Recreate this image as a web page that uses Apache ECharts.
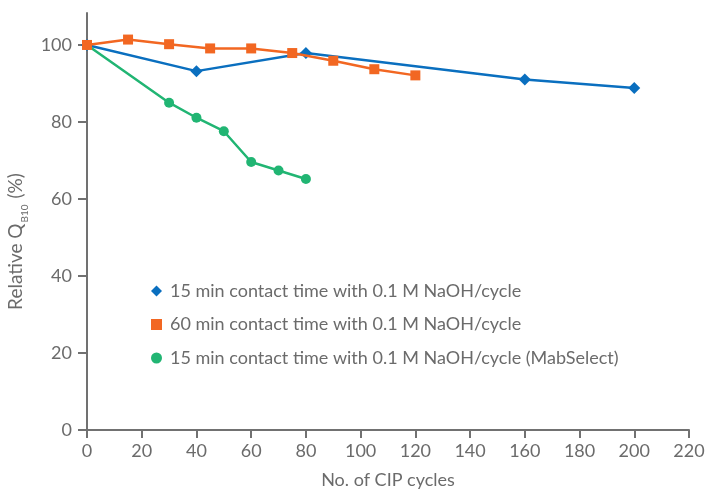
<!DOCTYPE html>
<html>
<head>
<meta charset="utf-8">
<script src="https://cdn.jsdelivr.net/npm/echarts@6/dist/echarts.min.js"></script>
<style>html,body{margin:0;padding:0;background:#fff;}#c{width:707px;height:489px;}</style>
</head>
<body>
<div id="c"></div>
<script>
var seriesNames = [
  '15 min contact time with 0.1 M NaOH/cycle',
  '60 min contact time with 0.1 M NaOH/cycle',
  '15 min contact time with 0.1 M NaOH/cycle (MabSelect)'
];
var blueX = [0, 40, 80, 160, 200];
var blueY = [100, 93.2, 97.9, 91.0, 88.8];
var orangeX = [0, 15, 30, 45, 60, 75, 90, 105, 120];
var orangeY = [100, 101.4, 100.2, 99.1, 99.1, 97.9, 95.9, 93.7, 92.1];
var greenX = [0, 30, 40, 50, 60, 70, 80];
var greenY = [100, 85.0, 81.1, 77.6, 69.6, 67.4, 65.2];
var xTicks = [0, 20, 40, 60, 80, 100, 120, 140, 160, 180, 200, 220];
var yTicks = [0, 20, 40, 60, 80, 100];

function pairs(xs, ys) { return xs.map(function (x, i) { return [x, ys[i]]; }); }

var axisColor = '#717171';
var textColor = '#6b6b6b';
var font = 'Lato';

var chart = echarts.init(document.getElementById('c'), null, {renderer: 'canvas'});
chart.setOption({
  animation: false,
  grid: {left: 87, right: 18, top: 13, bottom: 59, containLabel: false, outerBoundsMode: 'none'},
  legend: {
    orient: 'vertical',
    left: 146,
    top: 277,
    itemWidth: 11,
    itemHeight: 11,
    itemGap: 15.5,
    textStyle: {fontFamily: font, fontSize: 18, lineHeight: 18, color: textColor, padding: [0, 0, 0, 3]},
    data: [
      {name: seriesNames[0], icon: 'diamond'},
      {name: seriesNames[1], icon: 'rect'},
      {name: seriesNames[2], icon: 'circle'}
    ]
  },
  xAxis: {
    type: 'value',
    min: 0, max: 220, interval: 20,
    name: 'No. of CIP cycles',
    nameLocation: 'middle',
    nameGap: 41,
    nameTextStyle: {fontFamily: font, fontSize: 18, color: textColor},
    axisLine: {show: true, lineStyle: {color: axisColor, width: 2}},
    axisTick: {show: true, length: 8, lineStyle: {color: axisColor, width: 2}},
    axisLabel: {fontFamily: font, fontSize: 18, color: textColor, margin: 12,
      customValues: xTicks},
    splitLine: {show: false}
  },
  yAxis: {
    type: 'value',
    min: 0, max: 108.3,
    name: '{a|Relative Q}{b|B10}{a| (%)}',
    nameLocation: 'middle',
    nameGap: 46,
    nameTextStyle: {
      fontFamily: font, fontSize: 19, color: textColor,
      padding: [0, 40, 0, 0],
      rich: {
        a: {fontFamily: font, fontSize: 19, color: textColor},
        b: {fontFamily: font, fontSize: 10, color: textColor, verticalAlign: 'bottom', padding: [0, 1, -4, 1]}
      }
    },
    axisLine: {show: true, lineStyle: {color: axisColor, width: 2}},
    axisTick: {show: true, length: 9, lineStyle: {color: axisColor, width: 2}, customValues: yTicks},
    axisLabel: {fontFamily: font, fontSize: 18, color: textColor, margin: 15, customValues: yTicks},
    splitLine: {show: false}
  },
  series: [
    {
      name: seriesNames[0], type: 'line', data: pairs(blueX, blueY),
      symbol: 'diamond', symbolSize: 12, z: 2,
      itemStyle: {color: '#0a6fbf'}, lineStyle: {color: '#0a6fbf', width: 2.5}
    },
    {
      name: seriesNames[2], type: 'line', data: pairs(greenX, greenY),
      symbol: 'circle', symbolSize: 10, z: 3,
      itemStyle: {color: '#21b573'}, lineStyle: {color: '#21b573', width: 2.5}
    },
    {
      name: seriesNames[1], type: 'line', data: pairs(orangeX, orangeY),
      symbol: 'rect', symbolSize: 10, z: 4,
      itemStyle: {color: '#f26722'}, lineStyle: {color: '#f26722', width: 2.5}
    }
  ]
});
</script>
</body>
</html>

* * *

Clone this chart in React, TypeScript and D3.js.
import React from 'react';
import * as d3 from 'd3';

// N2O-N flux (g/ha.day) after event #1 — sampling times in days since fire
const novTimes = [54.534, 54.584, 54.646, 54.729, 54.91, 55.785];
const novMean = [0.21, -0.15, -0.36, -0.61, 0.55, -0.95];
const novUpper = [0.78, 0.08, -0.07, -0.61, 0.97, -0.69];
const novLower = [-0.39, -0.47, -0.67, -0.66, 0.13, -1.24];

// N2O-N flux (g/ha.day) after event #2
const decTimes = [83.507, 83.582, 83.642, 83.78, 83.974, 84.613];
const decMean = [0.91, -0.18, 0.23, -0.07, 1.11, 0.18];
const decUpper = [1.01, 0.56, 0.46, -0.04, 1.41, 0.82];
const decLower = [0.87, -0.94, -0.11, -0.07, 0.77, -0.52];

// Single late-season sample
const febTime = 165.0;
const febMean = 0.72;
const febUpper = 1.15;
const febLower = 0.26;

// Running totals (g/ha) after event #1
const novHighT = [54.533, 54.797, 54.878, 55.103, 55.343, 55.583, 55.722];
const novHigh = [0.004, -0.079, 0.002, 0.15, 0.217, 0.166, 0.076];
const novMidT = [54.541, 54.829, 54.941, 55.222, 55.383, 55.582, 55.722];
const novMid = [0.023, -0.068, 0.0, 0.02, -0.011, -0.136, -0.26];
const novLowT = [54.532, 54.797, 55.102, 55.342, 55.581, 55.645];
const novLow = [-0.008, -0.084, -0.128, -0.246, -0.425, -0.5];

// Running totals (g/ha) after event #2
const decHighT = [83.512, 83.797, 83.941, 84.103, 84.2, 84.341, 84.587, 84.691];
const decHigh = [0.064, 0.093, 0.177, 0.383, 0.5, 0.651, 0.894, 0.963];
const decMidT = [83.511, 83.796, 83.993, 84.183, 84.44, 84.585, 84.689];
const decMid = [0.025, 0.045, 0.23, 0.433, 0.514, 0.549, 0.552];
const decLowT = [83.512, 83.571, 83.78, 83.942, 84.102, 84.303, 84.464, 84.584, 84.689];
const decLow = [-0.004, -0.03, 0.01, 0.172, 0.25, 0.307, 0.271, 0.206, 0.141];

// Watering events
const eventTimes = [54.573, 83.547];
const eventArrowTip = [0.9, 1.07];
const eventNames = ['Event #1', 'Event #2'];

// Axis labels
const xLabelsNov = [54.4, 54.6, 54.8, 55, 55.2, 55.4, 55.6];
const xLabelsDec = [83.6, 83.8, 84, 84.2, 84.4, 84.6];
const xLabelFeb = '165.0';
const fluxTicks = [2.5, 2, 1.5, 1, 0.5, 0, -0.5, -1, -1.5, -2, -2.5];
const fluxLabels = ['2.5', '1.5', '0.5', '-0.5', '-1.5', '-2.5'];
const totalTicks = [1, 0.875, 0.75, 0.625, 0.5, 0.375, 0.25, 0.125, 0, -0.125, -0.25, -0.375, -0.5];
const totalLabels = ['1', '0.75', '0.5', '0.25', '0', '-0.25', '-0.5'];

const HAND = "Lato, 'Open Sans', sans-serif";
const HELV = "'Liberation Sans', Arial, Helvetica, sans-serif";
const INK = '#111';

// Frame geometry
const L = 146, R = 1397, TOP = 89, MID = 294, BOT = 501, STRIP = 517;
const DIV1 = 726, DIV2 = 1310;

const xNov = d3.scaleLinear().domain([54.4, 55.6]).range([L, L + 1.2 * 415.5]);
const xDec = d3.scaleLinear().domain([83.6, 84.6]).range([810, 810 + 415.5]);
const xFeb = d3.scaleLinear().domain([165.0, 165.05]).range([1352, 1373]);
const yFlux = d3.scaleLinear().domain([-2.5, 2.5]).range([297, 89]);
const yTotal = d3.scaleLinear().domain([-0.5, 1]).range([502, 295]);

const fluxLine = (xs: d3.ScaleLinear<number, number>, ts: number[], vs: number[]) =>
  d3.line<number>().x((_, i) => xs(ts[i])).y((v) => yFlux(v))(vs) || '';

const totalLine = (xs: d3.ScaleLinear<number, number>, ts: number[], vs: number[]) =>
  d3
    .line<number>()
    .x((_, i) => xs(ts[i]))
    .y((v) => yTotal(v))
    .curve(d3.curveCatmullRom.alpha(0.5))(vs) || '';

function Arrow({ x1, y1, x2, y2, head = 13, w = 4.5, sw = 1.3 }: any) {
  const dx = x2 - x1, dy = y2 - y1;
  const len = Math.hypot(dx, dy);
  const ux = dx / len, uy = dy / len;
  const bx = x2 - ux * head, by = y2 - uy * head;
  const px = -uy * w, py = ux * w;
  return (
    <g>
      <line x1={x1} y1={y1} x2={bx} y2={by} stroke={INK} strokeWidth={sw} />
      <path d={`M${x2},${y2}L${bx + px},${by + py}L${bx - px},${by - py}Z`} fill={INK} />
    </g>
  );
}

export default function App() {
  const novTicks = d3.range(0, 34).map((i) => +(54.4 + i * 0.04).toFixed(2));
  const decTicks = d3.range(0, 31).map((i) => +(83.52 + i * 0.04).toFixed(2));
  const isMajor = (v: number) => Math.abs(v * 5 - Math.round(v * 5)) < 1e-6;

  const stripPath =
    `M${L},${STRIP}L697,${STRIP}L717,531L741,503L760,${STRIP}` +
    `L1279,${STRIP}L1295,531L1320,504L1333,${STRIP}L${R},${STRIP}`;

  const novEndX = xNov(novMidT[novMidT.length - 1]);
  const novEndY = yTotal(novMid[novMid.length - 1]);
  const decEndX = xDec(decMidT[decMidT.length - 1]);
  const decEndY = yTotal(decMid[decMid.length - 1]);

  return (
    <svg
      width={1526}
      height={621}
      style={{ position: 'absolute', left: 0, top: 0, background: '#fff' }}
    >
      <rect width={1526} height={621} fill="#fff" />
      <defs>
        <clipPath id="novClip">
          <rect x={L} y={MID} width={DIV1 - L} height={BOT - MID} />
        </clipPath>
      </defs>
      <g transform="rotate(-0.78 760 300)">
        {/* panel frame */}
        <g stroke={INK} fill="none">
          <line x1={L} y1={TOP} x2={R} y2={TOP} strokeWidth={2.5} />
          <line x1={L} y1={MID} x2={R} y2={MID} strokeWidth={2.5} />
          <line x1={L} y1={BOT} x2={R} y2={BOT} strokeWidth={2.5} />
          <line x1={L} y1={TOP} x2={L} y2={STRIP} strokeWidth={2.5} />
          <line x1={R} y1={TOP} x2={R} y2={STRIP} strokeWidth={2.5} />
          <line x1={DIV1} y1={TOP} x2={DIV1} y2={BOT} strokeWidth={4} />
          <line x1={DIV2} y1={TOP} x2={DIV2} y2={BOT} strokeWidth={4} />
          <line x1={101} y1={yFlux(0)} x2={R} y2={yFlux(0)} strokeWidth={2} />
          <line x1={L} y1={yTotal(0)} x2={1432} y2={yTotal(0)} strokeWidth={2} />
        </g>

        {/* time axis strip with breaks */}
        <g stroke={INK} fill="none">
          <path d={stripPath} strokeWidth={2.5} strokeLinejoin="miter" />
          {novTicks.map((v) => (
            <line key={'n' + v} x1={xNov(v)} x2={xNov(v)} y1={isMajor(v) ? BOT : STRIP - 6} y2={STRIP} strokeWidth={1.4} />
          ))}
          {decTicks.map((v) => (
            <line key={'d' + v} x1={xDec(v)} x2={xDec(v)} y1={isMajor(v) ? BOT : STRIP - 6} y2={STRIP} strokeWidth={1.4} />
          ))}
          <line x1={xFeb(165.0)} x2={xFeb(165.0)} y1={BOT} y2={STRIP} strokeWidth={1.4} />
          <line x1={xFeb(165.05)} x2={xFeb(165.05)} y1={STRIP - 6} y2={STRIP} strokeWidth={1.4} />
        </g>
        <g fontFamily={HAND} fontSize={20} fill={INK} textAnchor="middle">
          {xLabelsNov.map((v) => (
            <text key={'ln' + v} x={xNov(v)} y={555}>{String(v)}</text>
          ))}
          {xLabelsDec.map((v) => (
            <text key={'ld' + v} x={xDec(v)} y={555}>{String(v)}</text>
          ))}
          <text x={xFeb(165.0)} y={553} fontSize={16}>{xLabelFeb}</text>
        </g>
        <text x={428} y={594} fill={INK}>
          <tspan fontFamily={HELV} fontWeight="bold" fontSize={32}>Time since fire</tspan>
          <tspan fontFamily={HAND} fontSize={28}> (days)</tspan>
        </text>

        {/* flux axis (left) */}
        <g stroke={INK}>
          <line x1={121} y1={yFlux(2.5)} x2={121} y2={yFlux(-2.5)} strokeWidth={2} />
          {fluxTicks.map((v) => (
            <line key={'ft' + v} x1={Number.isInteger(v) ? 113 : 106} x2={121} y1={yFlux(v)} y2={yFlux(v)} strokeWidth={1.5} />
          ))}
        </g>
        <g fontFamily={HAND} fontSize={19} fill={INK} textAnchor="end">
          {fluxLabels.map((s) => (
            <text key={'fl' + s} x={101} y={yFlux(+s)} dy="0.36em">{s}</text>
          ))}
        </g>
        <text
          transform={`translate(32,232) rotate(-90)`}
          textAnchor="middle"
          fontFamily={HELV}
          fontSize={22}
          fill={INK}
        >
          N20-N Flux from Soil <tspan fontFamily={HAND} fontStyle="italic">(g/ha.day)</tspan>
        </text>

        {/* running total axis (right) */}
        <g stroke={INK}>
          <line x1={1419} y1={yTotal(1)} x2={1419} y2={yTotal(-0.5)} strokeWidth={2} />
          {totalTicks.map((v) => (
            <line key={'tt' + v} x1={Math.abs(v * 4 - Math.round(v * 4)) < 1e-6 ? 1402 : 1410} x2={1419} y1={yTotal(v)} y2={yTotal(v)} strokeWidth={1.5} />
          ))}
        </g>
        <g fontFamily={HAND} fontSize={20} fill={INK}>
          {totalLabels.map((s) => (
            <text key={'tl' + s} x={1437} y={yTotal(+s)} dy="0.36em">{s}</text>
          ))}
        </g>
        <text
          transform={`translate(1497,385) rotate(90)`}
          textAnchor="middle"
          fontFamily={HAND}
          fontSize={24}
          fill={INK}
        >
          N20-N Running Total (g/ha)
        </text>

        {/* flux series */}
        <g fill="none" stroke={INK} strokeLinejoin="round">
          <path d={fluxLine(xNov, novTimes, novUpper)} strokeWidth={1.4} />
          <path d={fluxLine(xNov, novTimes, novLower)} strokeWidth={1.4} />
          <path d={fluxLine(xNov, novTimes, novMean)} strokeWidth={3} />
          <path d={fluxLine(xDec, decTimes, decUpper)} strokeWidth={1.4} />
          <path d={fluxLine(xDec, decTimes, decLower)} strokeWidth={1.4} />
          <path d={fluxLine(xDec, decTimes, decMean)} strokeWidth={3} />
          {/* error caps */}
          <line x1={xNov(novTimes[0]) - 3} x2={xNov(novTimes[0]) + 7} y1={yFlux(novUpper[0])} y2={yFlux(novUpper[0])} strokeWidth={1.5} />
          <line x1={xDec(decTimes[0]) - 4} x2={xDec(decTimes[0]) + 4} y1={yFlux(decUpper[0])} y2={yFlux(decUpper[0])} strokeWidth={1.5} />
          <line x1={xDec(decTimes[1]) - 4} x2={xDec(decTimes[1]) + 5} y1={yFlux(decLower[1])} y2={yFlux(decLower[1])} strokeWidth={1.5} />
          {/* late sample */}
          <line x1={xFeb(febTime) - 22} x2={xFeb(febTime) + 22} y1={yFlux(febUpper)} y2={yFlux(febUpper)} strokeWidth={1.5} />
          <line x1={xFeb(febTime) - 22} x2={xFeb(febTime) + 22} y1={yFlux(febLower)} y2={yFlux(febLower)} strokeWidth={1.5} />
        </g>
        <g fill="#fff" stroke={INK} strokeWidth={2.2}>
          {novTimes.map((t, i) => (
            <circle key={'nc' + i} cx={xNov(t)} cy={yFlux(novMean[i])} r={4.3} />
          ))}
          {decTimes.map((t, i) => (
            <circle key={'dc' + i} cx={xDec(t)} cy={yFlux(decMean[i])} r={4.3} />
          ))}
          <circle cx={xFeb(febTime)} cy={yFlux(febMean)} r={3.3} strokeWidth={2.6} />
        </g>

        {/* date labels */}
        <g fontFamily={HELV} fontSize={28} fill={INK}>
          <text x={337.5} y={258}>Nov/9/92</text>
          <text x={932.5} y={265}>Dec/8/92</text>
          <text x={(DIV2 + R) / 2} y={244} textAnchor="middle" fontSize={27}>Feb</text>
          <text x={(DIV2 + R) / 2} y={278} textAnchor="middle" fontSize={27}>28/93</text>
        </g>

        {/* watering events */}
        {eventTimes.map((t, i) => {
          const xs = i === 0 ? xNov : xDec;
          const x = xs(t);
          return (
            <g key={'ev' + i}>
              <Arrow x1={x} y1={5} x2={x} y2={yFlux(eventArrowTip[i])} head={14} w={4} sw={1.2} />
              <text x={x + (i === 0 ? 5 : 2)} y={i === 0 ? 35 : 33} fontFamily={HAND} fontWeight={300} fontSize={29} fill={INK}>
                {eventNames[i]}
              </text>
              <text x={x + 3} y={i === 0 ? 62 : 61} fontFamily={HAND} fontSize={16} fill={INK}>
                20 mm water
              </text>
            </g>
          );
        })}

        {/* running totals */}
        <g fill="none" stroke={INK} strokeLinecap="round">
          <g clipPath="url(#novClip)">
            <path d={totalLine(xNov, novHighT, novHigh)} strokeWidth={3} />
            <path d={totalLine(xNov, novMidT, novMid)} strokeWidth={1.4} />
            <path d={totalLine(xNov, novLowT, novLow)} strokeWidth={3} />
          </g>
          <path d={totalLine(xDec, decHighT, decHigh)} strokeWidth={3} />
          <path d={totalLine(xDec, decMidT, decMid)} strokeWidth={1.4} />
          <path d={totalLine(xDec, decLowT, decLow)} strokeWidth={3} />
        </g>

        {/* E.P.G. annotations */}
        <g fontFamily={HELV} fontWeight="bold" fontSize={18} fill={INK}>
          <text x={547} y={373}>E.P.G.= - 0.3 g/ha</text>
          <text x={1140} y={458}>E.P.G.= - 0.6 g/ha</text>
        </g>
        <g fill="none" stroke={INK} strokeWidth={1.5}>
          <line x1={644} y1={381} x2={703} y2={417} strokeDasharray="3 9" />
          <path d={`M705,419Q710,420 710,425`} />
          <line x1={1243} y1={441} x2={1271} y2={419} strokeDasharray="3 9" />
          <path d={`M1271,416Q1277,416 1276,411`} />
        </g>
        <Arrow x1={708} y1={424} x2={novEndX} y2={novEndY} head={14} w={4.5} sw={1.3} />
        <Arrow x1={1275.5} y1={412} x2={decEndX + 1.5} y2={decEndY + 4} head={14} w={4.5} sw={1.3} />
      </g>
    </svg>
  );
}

...

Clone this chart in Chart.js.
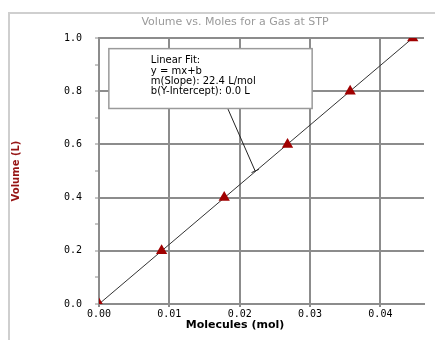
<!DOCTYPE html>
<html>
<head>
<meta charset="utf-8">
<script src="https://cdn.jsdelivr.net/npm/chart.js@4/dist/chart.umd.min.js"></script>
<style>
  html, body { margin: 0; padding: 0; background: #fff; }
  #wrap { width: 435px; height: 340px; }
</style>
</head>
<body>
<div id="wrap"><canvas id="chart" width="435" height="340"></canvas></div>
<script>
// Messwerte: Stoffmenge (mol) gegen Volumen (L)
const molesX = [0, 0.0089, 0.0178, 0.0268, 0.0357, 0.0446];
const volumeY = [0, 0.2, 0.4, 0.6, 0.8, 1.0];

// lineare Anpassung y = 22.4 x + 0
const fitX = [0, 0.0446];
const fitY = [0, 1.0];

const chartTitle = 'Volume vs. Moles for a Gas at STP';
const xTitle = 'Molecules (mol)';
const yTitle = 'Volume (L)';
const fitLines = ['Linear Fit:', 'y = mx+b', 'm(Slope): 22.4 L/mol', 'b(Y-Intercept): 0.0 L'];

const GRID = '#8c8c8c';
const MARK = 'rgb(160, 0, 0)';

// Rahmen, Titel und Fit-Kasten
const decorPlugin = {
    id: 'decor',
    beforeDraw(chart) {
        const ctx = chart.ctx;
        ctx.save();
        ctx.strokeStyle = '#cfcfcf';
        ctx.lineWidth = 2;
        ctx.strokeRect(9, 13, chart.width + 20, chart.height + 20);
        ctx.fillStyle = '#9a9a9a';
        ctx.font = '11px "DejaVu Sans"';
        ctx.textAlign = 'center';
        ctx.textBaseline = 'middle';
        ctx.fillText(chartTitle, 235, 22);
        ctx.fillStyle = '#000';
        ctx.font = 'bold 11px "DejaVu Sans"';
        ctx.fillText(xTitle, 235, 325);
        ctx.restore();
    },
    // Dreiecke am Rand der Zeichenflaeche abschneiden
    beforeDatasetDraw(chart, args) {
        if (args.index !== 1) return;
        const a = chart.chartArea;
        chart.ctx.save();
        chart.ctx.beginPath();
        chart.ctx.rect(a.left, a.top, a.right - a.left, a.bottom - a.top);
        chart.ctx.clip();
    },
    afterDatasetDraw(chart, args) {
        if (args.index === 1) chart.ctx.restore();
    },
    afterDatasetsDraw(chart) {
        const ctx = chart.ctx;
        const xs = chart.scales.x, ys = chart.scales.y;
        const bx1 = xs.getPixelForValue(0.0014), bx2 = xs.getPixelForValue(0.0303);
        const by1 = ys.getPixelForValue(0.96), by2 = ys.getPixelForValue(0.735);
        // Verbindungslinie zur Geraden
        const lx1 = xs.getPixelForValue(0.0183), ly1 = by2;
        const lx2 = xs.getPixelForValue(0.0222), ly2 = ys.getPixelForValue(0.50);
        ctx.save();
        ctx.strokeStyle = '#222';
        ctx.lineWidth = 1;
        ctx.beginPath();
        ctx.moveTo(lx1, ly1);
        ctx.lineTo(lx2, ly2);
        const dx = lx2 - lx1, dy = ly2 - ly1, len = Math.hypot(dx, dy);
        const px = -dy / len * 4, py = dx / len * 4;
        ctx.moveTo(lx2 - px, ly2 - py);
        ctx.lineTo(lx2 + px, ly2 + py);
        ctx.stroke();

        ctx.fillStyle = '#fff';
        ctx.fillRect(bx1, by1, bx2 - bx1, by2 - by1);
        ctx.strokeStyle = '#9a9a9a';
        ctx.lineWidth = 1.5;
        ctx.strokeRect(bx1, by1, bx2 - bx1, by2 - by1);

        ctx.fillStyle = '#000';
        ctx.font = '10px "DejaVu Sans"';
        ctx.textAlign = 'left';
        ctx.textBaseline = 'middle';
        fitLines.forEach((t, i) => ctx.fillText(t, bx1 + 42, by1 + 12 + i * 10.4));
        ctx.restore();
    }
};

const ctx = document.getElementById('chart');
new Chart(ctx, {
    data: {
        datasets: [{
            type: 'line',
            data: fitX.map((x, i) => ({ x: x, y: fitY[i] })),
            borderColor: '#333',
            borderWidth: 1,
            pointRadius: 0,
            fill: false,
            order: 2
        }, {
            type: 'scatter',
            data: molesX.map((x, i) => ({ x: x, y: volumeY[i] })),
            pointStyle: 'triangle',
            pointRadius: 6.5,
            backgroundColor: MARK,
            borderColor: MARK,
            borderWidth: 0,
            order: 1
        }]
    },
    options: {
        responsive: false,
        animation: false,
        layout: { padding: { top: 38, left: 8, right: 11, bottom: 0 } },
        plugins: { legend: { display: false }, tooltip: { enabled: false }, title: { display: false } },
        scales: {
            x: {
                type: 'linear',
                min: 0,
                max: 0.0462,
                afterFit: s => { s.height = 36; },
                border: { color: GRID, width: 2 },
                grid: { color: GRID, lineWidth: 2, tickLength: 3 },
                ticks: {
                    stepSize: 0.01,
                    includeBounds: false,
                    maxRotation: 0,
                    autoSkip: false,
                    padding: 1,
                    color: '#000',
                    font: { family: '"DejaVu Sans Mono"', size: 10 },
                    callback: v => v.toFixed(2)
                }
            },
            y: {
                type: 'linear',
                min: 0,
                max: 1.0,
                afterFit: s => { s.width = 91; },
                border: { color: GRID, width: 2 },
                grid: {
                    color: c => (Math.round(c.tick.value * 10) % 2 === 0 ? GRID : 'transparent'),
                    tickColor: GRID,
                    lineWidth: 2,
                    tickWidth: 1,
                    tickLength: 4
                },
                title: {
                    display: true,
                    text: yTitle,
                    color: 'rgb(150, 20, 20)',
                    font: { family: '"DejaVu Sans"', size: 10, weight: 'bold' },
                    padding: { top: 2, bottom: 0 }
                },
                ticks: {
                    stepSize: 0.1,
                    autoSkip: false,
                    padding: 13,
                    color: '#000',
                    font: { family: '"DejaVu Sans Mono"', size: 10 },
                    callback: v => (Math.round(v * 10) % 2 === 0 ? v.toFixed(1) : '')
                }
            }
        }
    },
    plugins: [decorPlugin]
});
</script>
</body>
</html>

— WORK REQUIRED —
Return exactly the lines from the one with "Clone this chart in Chart.js." to the one with "const MARK = 'rgb(160, 0, 0)';", both ends kept, and only those. Images are left out.

— PROBLEM SOLUTION —
Clone this chart in Chart.js.
<!DOCTYPE html>
<html>
<head>
<meta charset="utf-8">
<script src="https://cdn.jsdelivr.net/npm/chart.js@4/dist/chart.umd.min.js"></script>
<style>
  html, body { margin: 0; padding: 0; background: #fff; }
  #wrap { width: 435px; height: 340px; }
</style>
</head>
<body>
<div id="wrap"><canvas id="chart" width="435" height="340"></canvas></div>
<script>
// Messwerte: Stoffmenge (mol) gegen Volumen (L)
const molesX = [0, 0.0089, 0.0178, 0.0268, 0.0357, 0.0446];
const volumeY = [0, 0.2, 0.4, 0.6, 0.8, 1.0];

// lineare Anpassung y = 22.4 x + 0
const fitX = [0, 0.0446];
const fitY = [0, 1.0];

const chartTitle = 'Volume vs. Moles for a Gas at STP';
const xTitle = 'Molecules (mol)';
const yTitle = 'Volume (L)';
const fitLines = ['Linear Fit:', 'y = mx+b', 'm(Slope): 22.4 L/mol', 'b(Y-Intercept): 0.0 L'];

const GRID = '#8c8c8c';
const MARK = 'rgb(160, 0, 0)';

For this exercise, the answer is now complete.